Monday, Nov. 18, 1974

Stocking the Farm System

Nowhere did the Democratic triumph so approach land slide proportions as in the balloting for state legislatures. The Democrats won both houses in 36 states, an increase of eight over 1972 and their highest tally since 1936. Going into the election, the Republicans controlled both houses in 16 states; the total was four when the voting was done -- Vermont, North Dakota, Kansas and Idaho.

What is more, the Democrats won the gubernatorial elections in 27 of the 36 states in which they gained control of both houses. Thus the party leadership in those states should, in theory at least, have little trouble putting through their legislative programs. In addition, the Democratic legislatures will surely be tempted to redistrict their states at the expense of the G.O.P., setting patterns for future elections. And, since state legislatures are traditionally the training ground for young politicians, the Democrats will have a richly stocked farm system of future talent.
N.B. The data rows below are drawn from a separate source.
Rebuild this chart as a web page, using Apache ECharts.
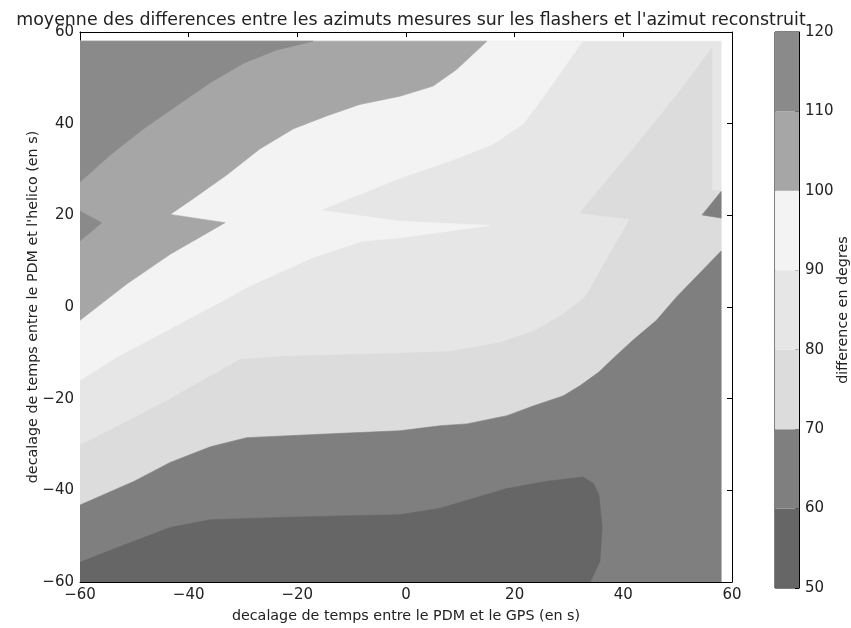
<!DOCTYPE html>
<html><head><meta charset="utf-8">
<script src="https://cdn.jsdelivr.net/npm/echarts@6/dist/echarts.min.js"></script>
<style>html,body{margin:0;padding:0;background:#fff}#c{width:851px;height:628px}</style>
</head><body><div id="c"></div>
<script>
// ---- data ----
const titleText = "moyenne des differences entre les azimuts mesures sur les flashers et l'azimut reconstruit";
const xName = "decalage de temps entre le PDM et le GPS (en s)";
const yName = "decalage de temps entre le PDM et l'helico (en s)";
const cbName = "difference en degres";
const axisTicks = [-60, -40, -20, 0, 20, 40, 60];
const levels = [50, 60, 70, 80, 90, 100, 110, 120];
const bandColors = ['#666666', '#7f7f7f', '#dcdcdc', '#e6e6e6', '#f3f3f3', '#a6a6a6', '#8a8a8a'];

// filled contour regions, vertices in data units [x, y]
const region_80_90 = [[-60,-60],[58,-60],[58,58],[-60,58]];
const region_90_100 = [[-60,-16],[-53,-10.8],[-41.6,-3.6],[-32.4,2.2],[-29.3,4.3],[-17.1,10.8],[-7.9,14.4],[-1.1,15.1],[15.5,17.8],[-1.1,18.7],[-15.8,21.1],[-1.1,28.1],[9.3,32.4],[16,35.5],[21.6,40],[26,47],[32.5,58],[-60,58]];
const region_100_110 = [[-60,-2.9],[-51.4,5.0],[-43.4,11.5],[-33.3,18.4],[-43.4,20.2],[-39.1,23.7],[-33,28.8],[-26.9,34.5],[-20.7,38.9],[-14.6,41.7],[-8.5,44.2],[-1.1,46],[5,48.2],[9.3,51.8],[14.9,58],[-60,58]];
const region_110_120 = [[-60,27.3],[-54.5,33.1],[-48.3,38.9],[-42.2,43.9],[-36.1,48.9],[-29.9,53.2],[-23.8,56.1],[-17.1,58],[-60,58]];
const region_110_120_notch = [[-60,20.9],[-56,18.4],[-60,14.4]];
const region_70_80 = [[-60,-60],[-60,-30],[-58.8,-29.5],[-44.7,-20.9],[-30.6,-11.5],[-23.2,-10.8],[-1.1,-10.1],[8.1,-9.7],[17.3,-7.8],[24,-5],[29,-1.5],[33,2.2],[41.2,19.2],[32,20.5],[41.8,34.5],[50,46.5],[56.3,56.5],[56.3,25.5],[58,25.3],[58,-60]];
const region_60_70 = [[-60,-60],[-60,-43.2],[-50,-38],[-43.4,-33.9],[-36,-30.5],[-29.3,-28.5],[-12.7,-27.6],[-1.1,-27],[6.3,-25.9],[11.2,-25.5],[18.6,-23.7],[23.4,-21.6],[28.9,-19.4],[32,-17.2],[35.5,-14.2],[38.5,-10.8],[41.8,-7.2],[46.1,-2.9],[49.8,2.2],[58,12.2],[58,-60]];
const region_60_70_notch = [[58,25.2],[54.5,20.1],[58,19.4]];
const region_50_60 = [[-60,-60],[-60,-55.7],[-52,-52],[-43.4,-48.1],[-36,-46.4],[-20,-45.8],[-1.1,-45.3],[6.3,-43.9],[18.6,-39.6],[26,-38],[32.6,-37.1],[34.5,-38.5],[35.5,-41],[36.1,-48.1],[35.7,-55.4],[33.9,-60]];

// painter's order: [polygon, band index]
const regions = [
  [region_80_90, 3], [region_90_100, 4], [region_100_110, 5], [region_110_120, 6],
  [region_110_120_notch, 6], [region_70_80, 2], [region_60_70, 1], [region_60_70_notch, 1],
  [region_50_60, 0]
];

const FONT = 'DejaVu Sans';
const TXT = '#222';
const minus = v => String(v).replace('-', '\u2212');

const chart = echarts.init(document.getElementById('c'), null, {renderer: 'canvas'});
const frameAxis = {lineStyle: {color: '#000', width: 1}, onZero: false};
const tickIn = {inside: true, length: 5, lineStyle: {color: '#000', width: 1}};

chart.setOption({
  animation: false,
  backgroundColor: '#fff',
  title: {
    text: titleText, left: 406, top: 7, textAlign: 'center',
    textStyle: {fontFamily: FONT, fontSize: 17.4, fontWeight: 'normal', color: TXT}
  },
  grid: [
    {left: 80, top: 32, width: 652, height: 556, show: false},
    {left: 775, top: 32, width: 28, height: 556, show: true, borderColor: '#000', borderWidth: 1, backgroundColor: 'transparent'}
  ],
  xAxis: [
    {gridIndex: 0, type: 'value', min: -60, max: 60, interval: 20, position: 'bottom',
     axisLine: frameAxis, axisTick: tickIn, splitLine: {show: false},
     axisLabel: {fontFamily: FONT, fontSize: 15, color: TXT, margin: 6, formatter: minus, showMinLabel: true, showMaxLabel: true},
     name: xName, nameLocation: 'middle', nameGap: 27, nameMoveOverlap: false,
     nameTextStyle: {fontFamily: FONT, fontSize: 14.3, color: TXT}},
    {gridIndex: 0, type: 'value', min: -60, max: 60, interval: 20, position: 'top',
     axisLine: frameAxis, axisTick: tickIn, splitLine: {show: false}, axisLabel: {show: false}},
    {gridIndex: 1, type: 'value', min: 0, max: 1, show: false}
  ],
  yAxis: [
    {gridIndex: 0, type: 'value', min: -60, max: 60, interval: 20, position: 'left',
     axisLine: frameAxis, axisTick: tickIn, splitLine: {show: false},
     axisLabel: {fontFamily: FONT, fontSize: 15, color: TXT, margin: 6, formatter: minus, showMinLabel: true, showMaxLabel: true},
     name: yName, nameLocation: 'middle', nameGap: 40, nameMoveOverlap: false,
     nameTextStyle: {fontFamily: FONT, fontSize: 14.3, color: TXT}},
    {gridIndex: 0, type: 'value', min: -60, max: 60, interval: 20, position: 'right',
     axisLine: frameAxis, axisTick: tickIn, splitLine: {show: false}, axisLabel: {show: false}},
    {gridIndex: 1, type: 'value', min: levels[0], max: levels[levels.length - 1], interval: 10, position: 'right',
     axisLine: frameAxis, axisTick: {inside: true, length: 4, lineStyle: {color: '#000'}}, splitLine: {show: false},
     axisLabel: {fontFamily: FONT, fontSize: 15, color: TXT, margin: 6, showMinLabel: true, showMaxLabel: true},
     name: cbName, nameLocation: 'middle', nameGap: 37, nameMoveOverlap: false,
     nameTextStyle: {fontFamily: FONT, fontSize: 14.3, color: TXT}}
  ],
  series: [
    {
      type: 'custom', xAxisIndex: 0, yAxisIndex: 0, clip: true,
      data: regions.map((r, i) => [r[0][0][0], r[0][0][1], i]),
      encode: {x: 0, y: 1},
      renderItem: function (params, api) {
        const r = regions[api.value(2)];
        const pts = r[0].map(p => api.coord(p));
        const col = bandColors[r[1]];
        return {type: 'polygon', shape: {points: pts}, style: {fill: col, stroke: col, lineWidth: 0.6}};
      }
    },
    {
      type: 'custom', xAxisIndex: 2, yAxisIndex: 2, clip: false,
      data: bandColors.map((c, i) => [0, levels[i], levels[i + 1], i]),
      encode: {x: 0, y: [1, 2]},
      renderItem: function (params, api) {
        const a = api.coord([0, api.value(2)]);
        const b = api.coord([1, api.value(1)]);
        return {type: 'rect', shape: {x: a[0], y: a[1], width: b[0] - a[0], height: b[1] - a[1]},
                style: {fill: bandColors[api.value(3)]}};
      }
    }
  ]
});
</script>
</body></html>
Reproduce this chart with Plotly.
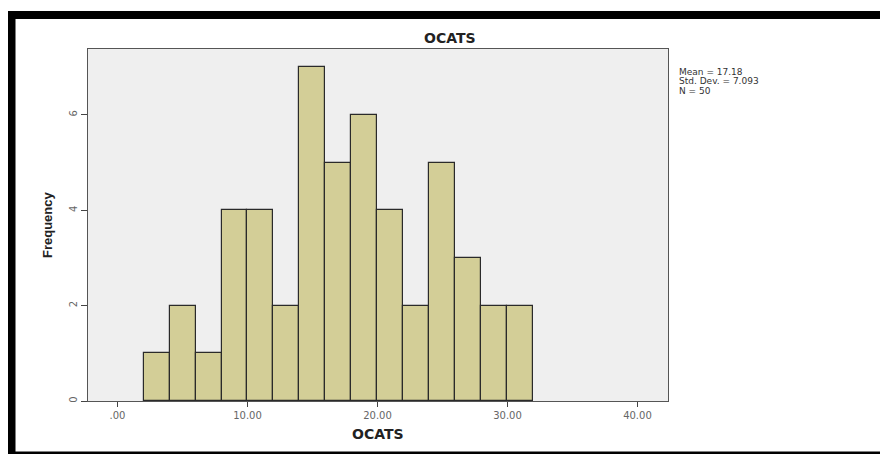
import plotly.graph_objects as go

# Data
bin_starts = [2, 4, 6, 8, 10, 12, 14, 16, 18, 20, 22, 24, 26, 28, 30]
counts = [1, 2, 1, 4, 4, 2, 7, 5, 6, 4, 2, 5, 3, 2, 2]
bin_width = 2
x_tick_vals = [0, 10, 20, 30, 40]
x_tick_text = [".00", "10.00", "20.00", "30.00", "40.00"]
y_tick_vals = [0, 2, 4, 6]
stats_lines = ["Mean = 17.18", "Std. Dev. = 7.093", "N = 50"]
title_text = "OCATS"
x_title = "OCATS"
y_title = "Frequency"

W, H = 880, 454
L, R, T, B = 88, 668, 49, 401


def px(x):
    return (x - L) / (R - L)


def py(y):
    return (B - y) / (B - T)


fig = go.Figure()
fig.add_trace(go.Bar(
    x=[s + bin_width / 2 for s in bin_starts],
    y=counts,
    width=bin_width,
    marker=dict(color="#D3CE97", line=dict(color="#2a2a2a", width=1.2)),
    hoverinfo="skip",
))

font_family = "Liberation Sans, Arial, sans-serif"
wide_font = "DejaVu Sans, Verdana, sans-serif"

fig.update_layout(
    width=W, height=H,
    margin=dict(l=L, r=W - R, t=T, b=H - B, pad=0),
    paper_bgcolor="white",
    plot_bgcolor="#EFEFEF",
    showlegend=False,
    bargap=0,
    font=dict(family=font_family, color="#555555"),
    xaxis=dict(
        range=[-2.27, 42.35],
        tickvals=x_tick_vals, ticktext=x_tick_text,
        ticks="outside", ticklen=5, tickcolor="#444444",
        showgrid=False, zeroline=False,
        showline=True, linecolor="#555555", linewidth=1, mirror=True,
        tickfont=dict(size=10, color="#666666", family=wide_font),
    ),
    yaxis=dict(
        range=[0, 7.38],
        tickvals=y_tick_vals,
        ticks="outside", ticklen=6, tickcolor="#444444",
        tickangle=-90,
        showgrid=False, zeroline=False,
        showline=True, linecolor="#555555", linewidth=1, mirror=True,
        tickfont=dict(size=10, color="#666666", family=wide_font),
    ),
)

annotations = [
    dict(text="<b>" + title_text + "</b>", x=px(450), y=py(38), xref="paper", yref="paper",
         xanchor="center", yanchor="middle", showarrow=False,
         font=dict(size=14, color="#222222", family=wide_font)),
    dict(text="<b>" + x_title + "</b>", x=px(378), y=py(434), xref="paper", yref="paper",
         xanchor="center", yanchor="middle", showarrow=False,
         font=dict(size=14, color="#222222", family=wide_font)),
    dict(text="<b>" + y_title + "</b>", x=px(47), y=py(225), xref="paper", yref="paper",
         xanchor="center", yanchor="middle", showarrow=False, textangle=-90,
         font=dict(size=13, color="#222222", family=font_family)),
]
for i, line in enumerate(stats_lines):
    annotations.append(dict(
        text=line, x=px(677), y=py(72 + 9.5 * i), xref="paper", yref="paper",
        xanchor="left", yanchor="middle", showarrow=False,
        font=dict(size=9, color="#333333", family=wide_font),
    ))
fig.update_layout(annotations=annotations)

shapes = [
    # top thick band
    dict(type="rect", xref="paper", yref="paper", x0=px(8), x1=px(880), y0=py(19), y1=py(11),
         fillcolor="black", line=dict(width=0), layer="above"),
    # left thick band
    dict(type="rect", xref="paper", yref="paper", x0=px(8), x1=px(15.5), y0=py(454), y1=py(11),
         fillcolor="black", line=dict(width=0), layer="above"),
    # bottom thin line
    dict(type="rect", xref="paper", yref="paper", x0=px(8), x1=px(880), y0=py(454), y1=py(451.5),
         fillcolor="black", line=dict(width=0), layer="above"),
]
fig.update_layout(shapes=shapes)

fig.write_html("out.html")
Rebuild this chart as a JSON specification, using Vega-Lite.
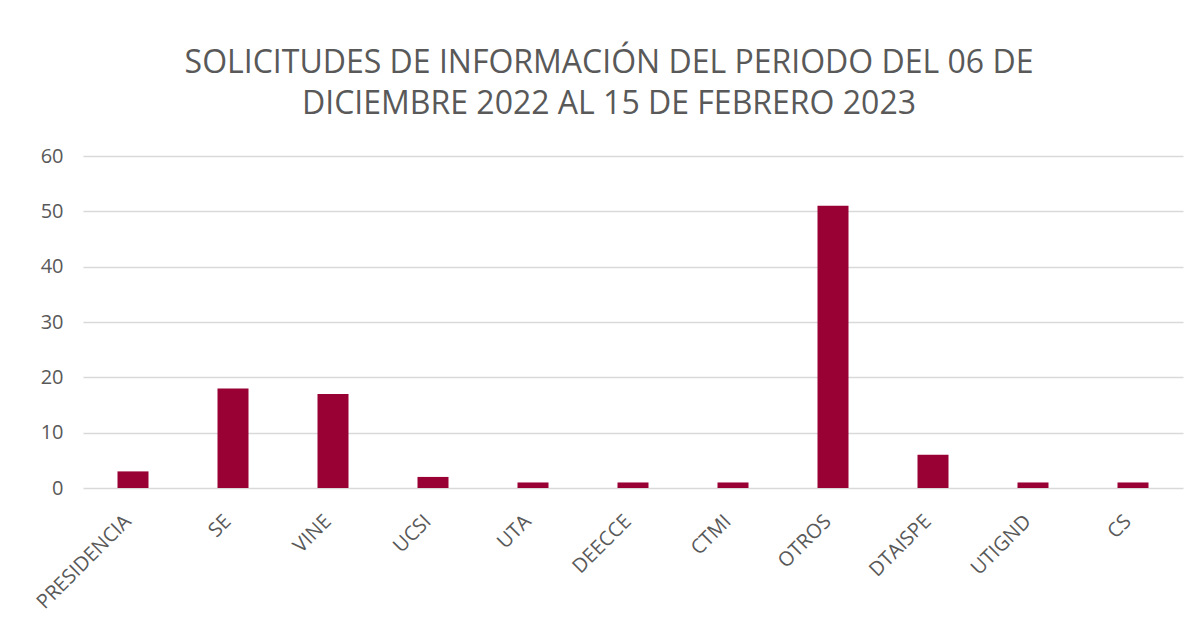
{
  "$schema": "https://vega.github.io/schema/vega-lite/v6.json",
  "width": 1100,
  "height": 332,
  "autosize": {"type": "none"},
  "padding": {"left": 83, "top": 156, "right": 16, "bottom": 147},
  "background": "white",
  "title": {
    "text": ["SOLICITUDES DE INFORMACIÓN DEL PERIODO DEL 06 DE", "DICIEMBRE 2022 AL 15 DE FEBRERO 2023"],
    "font": "Open Sans",
    "fontSize": 32,
    "fontWeight": "normal",
    "color": "#595959",
    "anchor": "middle",
    "dx": -24,
    "offset": 25,
    "lineHeight": 41
  },
  "data": {
    "values": [
      {"area": "PRESIDENCIA", "n": 3},
      {"area": "SE", "n": 18},
      {"area": "VINE", "n": 17},
      {"area": "UCSI", "n": 2},
      {"area": "UTA", "n": 1},
      {"area": "DEECCE", "n": 1},
      {"area": "CTMI", "n": 1},
      {"area": "OTROS", "n": 51},
      {"area": "DTAISPE", "n": 6},
      {"area": "UTIGND", "n": 1},
      {"area": "CS", "n": 1}
    ]
  },
  "mark": {"type": "bar", "color": "#990033"},
  "encoding": {
    "x": {
      "field": "area",
      "type": "nominal",
      "sort": null,
      "title": null,
      "scale": {"paddingInner": 0.69, "paddingOuter": 0.345},
      "axis": {
        "labelAngle": -45,
        "labelAlign": "right",
        "labelBaseline": "middle",
        "labelFont": "Open Sans",
        "labelFontSize": 20,
        "labelColor": "#595959",
        "labelPadding": 30,
        "labelOffset": -5,
        "ticks": false,
        "domain": false,
        "grid": false
      }
    },
    "y": {
      "field": "n",
      "type": "quantitative",
      "title": null,
      "scale": {"domain": [0, 60]},
      "axis": {
        "values": [0, 10, 20, 30, 40, 50, 60],
        "labelFont": "Open Sans",
        "labelFontSize": 20,
        "labelColor": "#595959",
        "labelPadding": 20,
        "ticks": false,
        "domain": false,
        "gridColor": "#d9d9d9",
        "gridWidth": 1.3
      }
    }
  },
  "config": {"view": {"stroke": null}}
}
Some of the election results made even the Democrats blink. In Wisconsin they took the state senate for the first time since 1893. In Illinois they control both houses for the first time in 36 years, in Ohio for the first time in 15 years. At times it seemed as though any Democrat could beat any Republican. In Illinois an obscure civil servant named Robert T. Lane defeated Jack Walker, a former speaker of the house. W. Robert Blair, the present speaker of the Illinois house and a man who had been mentioned as a gubernatorial candidate in 1976, went down to defeat in a traditionally Republican district.

In Connecticut, a 93-to-58 Republican advantage in the house suddenly became a mirror-image 93-to-58 Democratic majority. In Maine, once rock-ribbed Republican, the Democrats won domination of the house, 88 to 23. In the Massachusetts senate, the Democrats rolled up better than a 4-to-1 margin. Democrat William Owens, a former inmate of the Walpole State Prison, became the first black to be elected to the Massachusetts Senate.

In California the Democratic candidates generally did far better than Governor-elect Jerry Brown. Their 55-to-25 advantage in the house is the biggest since 1883. The Democrats also carried the senate, 25 to 14, thus giving the new Governor a receptive legislature for his programs.

The Republicans were also battered throughout the South, but nowhere more severely than in North Carolina. Before Tuesday's debacle, the G.O.P. held 15 of the 50 seats in the senate. Now they have one. A political observer in the state explained that the Democrats had urged the voters "to return North Carolina to the party of your fathers," and that, thanks to Watergate and inflation, they did--at least for the next two years.